Anyway, at issue in all of this is the question of 'the meaning of being human' - the domain of values and meaning. I maintain this is categorically different to the kinds of questions which the scientific method is intended to address on its own term, as it is by definition a qualitative matter.  

On the one hand, the advocates of the scientific approach frequently state that the Universe itself is natively 'devoid of reason, purpose or value', which are, in their view, wholly and solely subjective (or inter-subjective, i.e. social). Then, having dismissed the possibility of 'real values' we are told to look to science, which claims to have dismantled any basis for values outside the utilitarian. 

One can fully and completely accept the utility of science, and even the ability of science to ongoingly reveal profoundly important facts within its domain of applicability, without however agreeing that it is a source of values as such.

I think the basic problem is a very deep confusion about the nature of knowledge with regards to questions of meaning and value. Religious ideas are clearly often couched in terms of mythology and symbolism; but I think both religious fundamentalists, and scientific atheists, somehow loose sight of the meaning of that. The fundamentalists insist that the symbolical and mythical accounts are actual or literal (''mistaking the finger for the moon" in Buddhist parlance); on the other side, scientific atheists take them to be simply mistaken scientific hypotheses, i.e. claims about actual entities which are to be understood in by the same means as the kinds of things which can be examined scientifically. In this way, atheists and fundamentalists are strangely alike (a point which has often been noted.)

So why do myths and symbolic forms have such a prominent role in religious ideas? It is because they are attempting to depict intuitive understandings and visions which really are of things that are 'over our cognitive horizon', as it were; among other things, they provide a way of relating to the unknowable. But the unknowable is actually something real in the midst of human affairs; the domain of knowledge shades into that of the unknowable on all sides; this has become abundantly clear even from physics with the appearance of dark matter~energy and the notions of parallel or multiple universes. 

Religions, however, have a tacit understanding of the unconscious and unknowable dimensions of human experience; which is something which not only does science not have, but can't be expected to have.   The domain of values and meanings plumbs the depth of the psyche and the predicament of 'the human condition'1; in doing so, religious thought charts things completely out of range for quantitative judgement and analysis.  

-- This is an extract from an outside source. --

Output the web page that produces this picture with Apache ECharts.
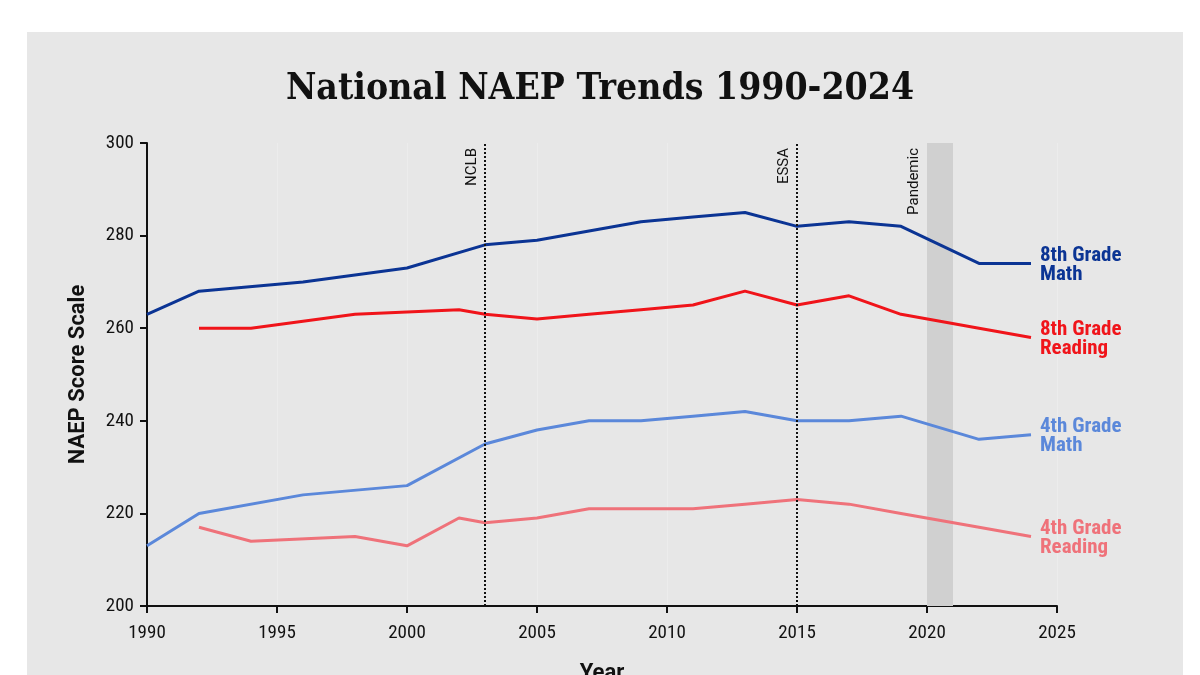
<!DOCTYPE html>
<html>
<head>
<meta charset="utf-8">
<script src="https://cdn.jsdelivr.net/npm/echarts@6/dist/echarts.min.js"></script>
<style>
  html, body { margin: 0; padding: 0; background: #fff; }
  #chart { width: 1200px; height: 675px; }
</style>
</head>
<body>
<div id="chart"></div>
<script>
const math8Years = [1990, 1992, 1996, 2000, 2003, 2005, 2007, 2009, 2011, 2013, 2015, 2017, 2019, 2022, 2024];
const math8Scores = [263, 268, 270, 273, 278, 279, 281, 283, 284, 285, 282, 283, 282, 274, 274];

const reading8Years = [1992, 1994, 1998, 2002, 2003, 2005, 2007, 2009, 2011, 2013, 2015, 2017, 2019, 2022, 2024];
const reading8Scores = [260, 260, 263, 264, 263, 262, 263, 264, 265, 268, 265, 267, 263, 260, 258];

const math4Years = [1990, 1992, 1996, 2000, 2003, 2005, 2007, 2009, 2011, 2013, 2015, 2017, 2019, 2022, 2024];
const math4Scores = [213, 220, 224, 226, 235, 238, 240, 240, 241, 242, 240, 240, 241, 236, 237];

const reading4Years = [1992, 1994, 1998, 2000, 2002, 2003, 2005, 2007, 2009, 2011, 2013, 2015, 2017, 2019, 2022, 2024];
const reading4Scores = [217, 214, 215, 213, 219, 218, 219, 221, 221, 221, 222, 223, 222, 220, 217, 215];

const policyYears = [2003, 2015];
const policyNames = ['NCLB', 'ESSA'];
const pandemicRange = [2020, 2021];

const condensed = "'Roboto Condensed', 'Liberation Sans Narrow', 'DejaVu Sans Condensed', sans-serif";

function pairs(xs, ys) {
    return xs.map((x, i) => [x, ys[i]]);
}

function lineSeries(name, years, scores, color) {
    return {
        name: name,
        type: 'line',
        data: pairs(years, scores),
        showSymbol: false,
        symbol: 'none',
        lineStyle: { color: color, width: 3 },
        itemStyle: { color: color },
        endLabel: {
            show: true,
            formatter: name.replace(' Grade ', ' Grade\n'),
            color: color,
            fontFamily: condensed,
            fontWeight: 'bold',
            fontSize: 21,
            lineHeight: 19,
            distance: 9,
            offset: [0, 2]
        },
        z: 3
    };
}

let chart = echarts.init(document.getElementById('chart'), null, { renderer: 'canvas' });

let series = [
    lineSeries('8th Grade Math', math8Years, math8Scores, '#0b3494'),
    lineSeries('8th Grade Reading', reading8Years, reading8Scores, '#f0141a'),
    lineSeries('4th Grade Math', math4Years, math4Scores, '#5b88da'),
    lineSeries('4th Grade Reading', reading4Years, reading4Scores, '#ef727a')
];

// annotation lines and pandemic band
series.push({
    name: 'annotations',
    type: 'line',
    data: [],
    silent: true,
    markArea: {
        silent: true,
        itemStyle: { color: '#d0d0d0' },
        data: [[{ xAxis: pandemicRange[0] }, { xAxis: pandemicRange[1] }]]
    },
    markLine: {
        silent: true,
        symbol: 'none',
        animation: false,
        lineStyle: { color: '#111', type: 'dotted', width: 2 },
        label: {
            position: 'insideEndTop',
            fontFamily: "Roboto, sans-serif",
            fontSize: 15,
            color: '#111',
            distance: 5
        },
        data: policyYears.map((y, i) => ({ xAxis: y, label: { formatter: policyNames[i] } }))
            .concat([{
                xAxis: pandemicRange[0],
                lineStyle: { color: 'rgba(0,0,0,0)', width: 1 },
                label: { formatter: 'Pandemic' }
            }])
    },
    z: 1
});

chart.setOption({
    animation: false,
    backgroundColor: '#fff',
    graphic: [{
        type: 'rect',
        shape: { x: 27, y: 32, width: 1156, height: 660 },
        style: { fill: '#e7e7e7' },
        z: -10,
        silent: true
    }],
    title: {
        text: 'National NAEP Trends 1990-2024',
        left: 'center',
        top: 66,
        textStyle: {
            fontFamily: "'DejaVu Serif Condensed', 'DejaVu Serif', serif",
            fontWeight: 'bold',
            fontSize: 37,
            color: '#111'
        }
    },
    grid: {
        left: 147,
        right: 143,
        top: 143,
        bottom: 69,
        containLabel: false,
        outerBoundsMode: 'none'
    },
    xAxis: {
        type: 'value',
        min: 1990,
        max: 2025,
        interval: 5,
        name: 'Year',
        nameLocation: 'middle',
        nameGap: 56,
        nameTextStyle: {
            fontFamily: "Roboto, sans-serif",
            fontWeight: 'bold',
            fontSize: 22,
            color: '#111'
        },
        axisLine: { show: true, lineStyle: { color: '#111', width: 2 } },
        axisTick: { show: true, length: 7, lineStyle: { color: '#111', width: 2 } },
        axisLabel: {
            fontFamily: condensed,
            fontSize: 19,
            color: '#111',
            margin: 18,
            formatter: v => String(v)
        },
        splitLine: { show: true, lineStyle: { color: '#ececec', width: 1 } }
    },
    yAxis: {
        type: 'value',
        min: 200,
        max: 300,
        interval: 20,
        name: 'NAEP Score Scale',
        nameLocation: 'middle',
        nameGap: 58,
        nameTextStyle: {
            fontFamily: "Roboto, sans-serif",
            fontWeight: 'bold',
            fontSize: 22,
            color: '#111'
        },
        axisLine: { show: true, lineStyle: { color: '#111', width: 2 } },
        axisTick: { show: true, length: 7, lineStyle: { color: '#111', width: 2 } },
        axisLabel: {
            fontFamily: condensed,
            fontSize: 19,
            color: '#111',
            margin: 13
        },
        splitLine: { show: false }
    },
    series: series
});
</script>
</body>
</html>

But what this is in service to, is the disclosure of a different way of being.  However neither its advocates nor its proponents seem very clear about that (with some notable, and noble, exceptions.) This type of understanding of the meaning of religions, is far more characteristic of comparitive religion and depth psychology (think Jung, Eliade, Hillman) than mainstream religious thinking (although again there are exceptions).



1. From Gloria Orrigi's review


Philosophers and humanists are interested in what has been called, in  20th-century continental philosophy, the human condition, that is, a sense of uneasiness that human beings may feel about their own existence and the reality that confronts them (as in the case of modernity with all its changes in the proximate environment of humans and corresponding changes in their modes of existence). Scientists are more interested in human nature. If they discover that human nature doesn’t exist and human beings are, like cells, merely parts of a bigger aggregate, to whose survival they contribute, and all they feel and think is just a matter of illusion (a sort of Matrix scenario), then, as far as science is concerned, that’s it, and science should go on investigating humans by considering this new fact about their nature.

1 comment:

Don said...

Never heard the "Straw God" phrase before. Wonderful!